Code that draws figures:
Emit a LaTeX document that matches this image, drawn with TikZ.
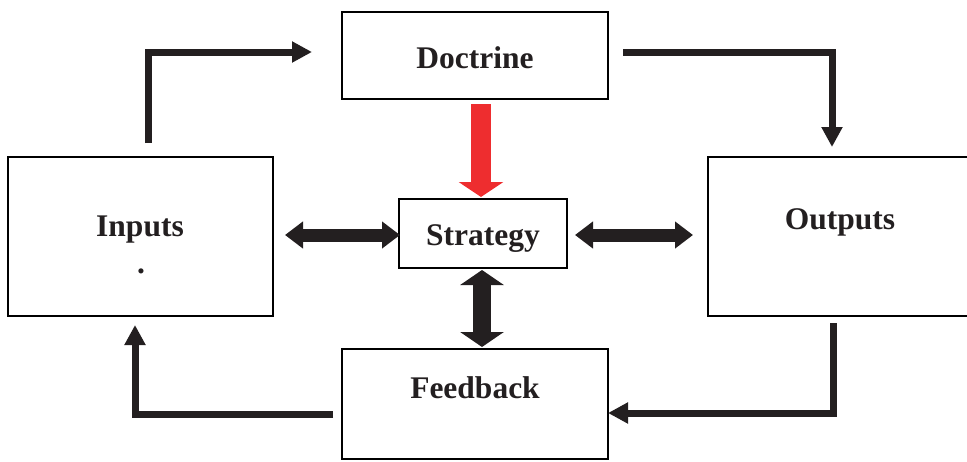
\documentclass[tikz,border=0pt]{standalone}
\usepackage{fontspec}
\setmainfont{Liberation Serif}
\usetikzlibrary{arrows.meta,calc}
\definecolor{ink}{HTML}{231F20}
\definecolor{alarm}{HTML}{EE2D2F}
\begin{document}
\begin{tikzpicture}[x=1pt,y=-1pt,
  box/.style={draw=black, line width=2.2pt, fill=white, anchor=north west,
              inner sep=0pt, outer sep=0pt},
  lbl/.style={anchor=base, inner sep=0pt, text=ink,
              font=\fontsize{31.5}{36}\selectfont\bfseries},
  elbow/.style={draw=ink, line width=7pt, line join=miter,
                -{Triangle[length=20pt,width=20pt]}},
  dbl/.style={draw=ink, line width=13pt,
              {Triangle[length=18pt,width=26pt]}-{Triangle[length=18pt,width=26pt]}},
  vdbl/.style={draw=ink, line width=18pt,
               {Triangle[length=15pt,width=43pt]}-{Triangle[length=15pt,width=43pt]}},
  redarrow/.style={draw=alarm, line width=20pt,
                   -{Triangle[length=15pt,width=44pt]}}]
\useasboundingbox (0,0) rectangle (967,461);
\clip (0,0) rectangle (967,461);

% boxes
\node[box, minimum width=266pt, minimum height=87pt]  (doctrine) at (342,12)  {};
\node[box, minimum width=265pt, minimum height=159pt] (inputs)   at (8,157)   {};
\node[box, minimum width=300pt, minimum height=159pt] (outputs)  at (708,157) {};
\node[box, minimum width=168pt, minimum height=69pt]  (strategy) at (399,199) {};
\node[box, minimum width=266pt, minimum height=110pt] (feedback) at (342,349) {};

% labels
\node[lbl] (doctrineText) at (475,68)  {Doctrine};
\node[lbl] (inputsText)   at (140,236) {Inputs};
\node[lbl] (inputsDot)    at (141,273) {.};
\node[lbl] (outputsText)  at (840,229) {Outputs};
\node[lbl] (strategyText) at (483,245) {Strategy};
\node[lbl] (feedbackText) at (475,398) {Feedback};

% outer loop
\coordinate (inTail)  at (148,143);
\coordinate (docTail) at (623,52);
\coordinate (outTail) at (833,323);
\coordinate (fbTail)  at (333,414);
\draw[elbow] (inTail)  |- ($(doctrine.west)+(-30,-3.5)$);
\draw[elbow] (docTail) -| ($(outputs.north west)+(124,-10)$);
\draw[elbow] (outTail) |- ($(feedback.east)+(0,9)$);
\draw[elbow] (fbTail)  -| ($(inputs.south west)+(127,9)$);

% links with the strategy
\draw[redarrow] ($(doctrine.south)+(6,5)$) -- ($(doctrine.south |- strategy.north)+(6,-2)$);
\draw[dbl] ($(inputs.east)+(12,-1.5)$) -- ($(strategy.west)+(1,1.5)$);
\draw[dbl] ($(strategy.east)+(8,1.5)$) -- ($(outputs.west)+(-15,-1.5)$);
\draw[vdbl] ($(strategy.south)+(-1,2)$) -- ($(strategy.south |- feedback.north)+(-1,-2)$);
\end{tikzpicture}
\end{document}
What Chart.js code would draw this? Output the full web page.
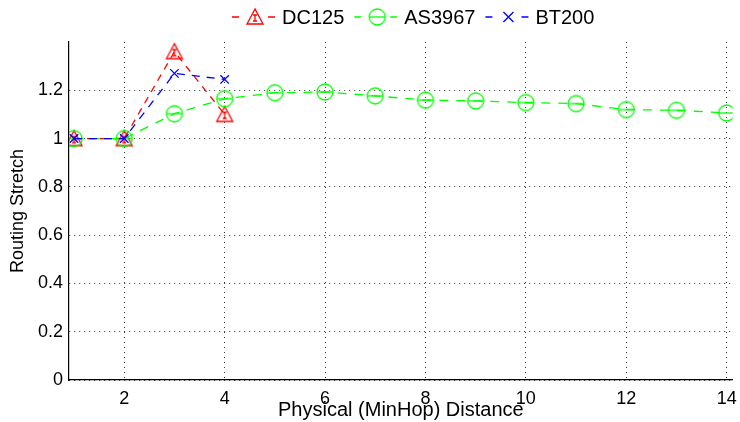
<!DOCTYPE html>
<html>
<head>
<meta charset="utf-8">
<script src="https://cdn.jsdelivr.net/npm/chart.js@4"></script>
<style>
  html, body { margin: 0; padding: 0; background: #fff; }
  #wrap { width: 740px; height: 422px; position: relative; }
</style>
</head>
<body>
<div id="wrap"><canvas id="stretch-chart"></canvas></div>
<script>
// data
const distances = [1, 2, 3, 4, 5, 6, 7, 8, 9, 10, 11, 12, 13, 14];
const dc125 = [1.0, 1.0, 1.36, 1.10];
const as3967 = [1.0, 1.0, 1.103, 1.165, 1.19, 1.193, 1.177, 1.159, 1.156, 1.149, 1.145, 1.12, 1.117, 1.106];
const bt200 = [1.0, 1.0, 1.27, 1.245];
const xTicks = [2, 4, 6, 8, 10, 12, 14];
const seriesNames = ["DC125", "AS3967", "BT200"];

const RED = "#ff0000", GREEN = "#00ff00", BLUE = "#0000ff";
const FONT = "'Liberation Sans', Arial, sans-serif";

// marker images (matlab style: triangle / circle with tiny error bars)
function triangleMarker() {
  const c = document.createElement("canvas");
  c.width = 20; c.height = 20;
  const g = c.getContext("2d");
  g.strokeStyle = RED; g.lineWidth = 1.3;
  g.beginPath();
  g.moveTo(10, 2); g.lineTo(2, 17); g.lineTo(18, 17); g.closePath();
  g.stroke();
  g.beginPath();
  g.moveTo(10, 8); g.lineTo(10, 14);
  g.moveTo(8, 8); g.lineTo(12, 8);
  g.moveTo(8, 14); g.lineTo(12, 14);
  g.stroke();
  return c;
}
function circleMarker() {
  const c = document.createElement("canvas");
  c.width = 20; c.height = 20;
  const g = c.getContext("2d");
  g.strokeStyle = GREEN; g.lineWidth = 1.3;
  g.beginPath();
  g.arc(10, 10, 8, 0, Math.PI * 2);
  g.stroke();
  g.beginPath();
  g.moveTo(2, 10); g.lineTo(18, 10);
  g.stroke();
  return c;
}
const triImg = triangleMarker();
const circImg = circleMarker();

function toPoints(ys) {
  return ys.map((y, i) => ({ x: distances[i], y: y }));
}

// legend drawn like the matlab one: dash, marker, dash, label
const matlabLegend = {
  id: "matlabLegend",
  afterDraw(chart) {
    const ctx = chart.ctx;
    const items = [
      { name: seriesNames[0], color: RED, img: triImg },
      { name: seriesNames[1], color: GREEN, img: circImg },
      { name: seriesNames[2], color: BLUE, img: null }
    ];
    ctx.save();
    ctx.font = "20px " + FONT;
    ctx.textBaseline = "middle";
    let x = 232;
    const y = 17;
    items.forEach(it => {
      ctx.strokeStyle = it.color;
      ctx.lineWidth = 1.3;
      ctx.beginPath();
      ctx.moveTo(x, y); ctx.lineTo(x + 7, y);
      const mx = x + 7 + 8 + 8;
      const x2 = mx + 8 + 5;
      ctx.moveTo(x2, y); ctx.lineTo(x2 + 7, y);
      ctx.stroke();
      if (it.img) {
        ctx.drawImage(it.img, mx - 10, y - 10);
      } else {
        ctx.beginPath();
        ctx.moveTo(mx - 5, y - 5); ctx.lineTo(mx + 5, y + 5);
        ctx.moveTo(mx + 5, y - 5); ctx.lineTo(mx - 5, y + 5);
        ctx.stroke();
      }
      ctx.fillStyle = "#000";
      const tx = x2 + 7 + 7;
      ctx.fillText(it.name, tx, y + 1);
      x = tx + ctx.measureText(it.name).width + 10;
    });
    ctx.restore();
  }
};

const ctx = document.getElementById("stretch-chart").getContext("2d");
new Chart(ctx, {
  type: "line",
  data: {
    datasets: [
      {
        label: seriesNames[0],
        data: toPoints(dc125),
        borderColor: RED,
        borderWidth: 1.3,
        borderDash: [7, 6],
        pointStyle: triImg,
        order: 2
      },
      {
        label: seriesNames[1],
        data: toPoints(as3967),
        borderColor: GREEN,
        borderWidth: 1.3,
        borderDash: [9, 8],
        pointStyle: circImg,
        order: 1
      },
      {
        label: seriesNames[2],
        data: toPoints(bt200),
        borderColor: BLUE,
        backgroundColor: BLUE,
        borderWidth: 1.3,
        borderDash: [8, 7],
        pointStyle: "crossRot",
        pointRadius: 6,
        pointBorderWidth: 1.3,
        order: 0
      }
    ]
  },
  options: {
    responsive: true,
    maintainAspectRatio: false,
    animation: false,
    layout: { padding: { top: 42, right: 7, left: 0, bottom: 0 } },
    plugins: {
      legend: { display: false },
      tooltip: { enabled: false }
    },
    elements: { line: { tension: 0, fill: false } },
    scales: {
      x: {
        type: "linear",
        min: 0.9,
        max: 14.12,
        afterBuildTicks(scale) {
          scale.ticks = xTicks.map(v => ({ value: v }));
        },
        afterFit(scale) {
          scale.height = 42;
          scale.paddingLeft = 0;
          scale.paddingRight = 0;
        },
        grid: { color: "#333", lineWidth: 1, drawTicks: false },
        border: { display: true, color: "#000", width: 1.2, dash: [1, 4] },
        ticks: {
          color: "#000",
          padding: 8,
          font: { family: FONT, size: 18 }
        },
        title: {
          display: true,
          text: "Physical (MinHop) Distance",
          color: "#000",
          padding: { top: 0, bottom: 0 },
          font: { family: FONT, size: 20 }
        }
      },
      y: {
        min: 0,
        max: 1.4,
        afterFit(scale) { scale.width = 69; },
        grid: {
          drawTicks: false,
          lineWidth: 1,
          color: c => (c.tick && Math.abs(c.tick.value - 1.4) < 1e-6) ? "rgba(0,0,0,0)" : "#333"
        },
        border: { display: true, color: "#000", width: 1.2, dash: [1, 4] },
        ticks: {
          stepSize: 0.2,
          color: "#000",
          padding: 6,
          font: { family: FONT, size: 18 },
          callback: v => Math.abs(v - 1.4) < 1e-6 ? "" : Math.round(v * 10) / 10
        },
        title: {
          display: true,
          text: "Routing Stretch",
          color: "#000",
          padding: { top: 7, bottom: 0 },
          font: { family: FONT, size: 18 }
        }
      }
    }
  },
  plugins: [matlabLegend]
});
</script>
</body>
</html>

:: WHAT IS NEEDED ::
In the records above, locate the lines holding the word "drawn". Copy each of them.

:: RESULT FOR THIS TASK ::
Emit a LaTeX document that matches this image, drawn with TikZ.
// legend drawn like the matlab one: dash, marker, dash, label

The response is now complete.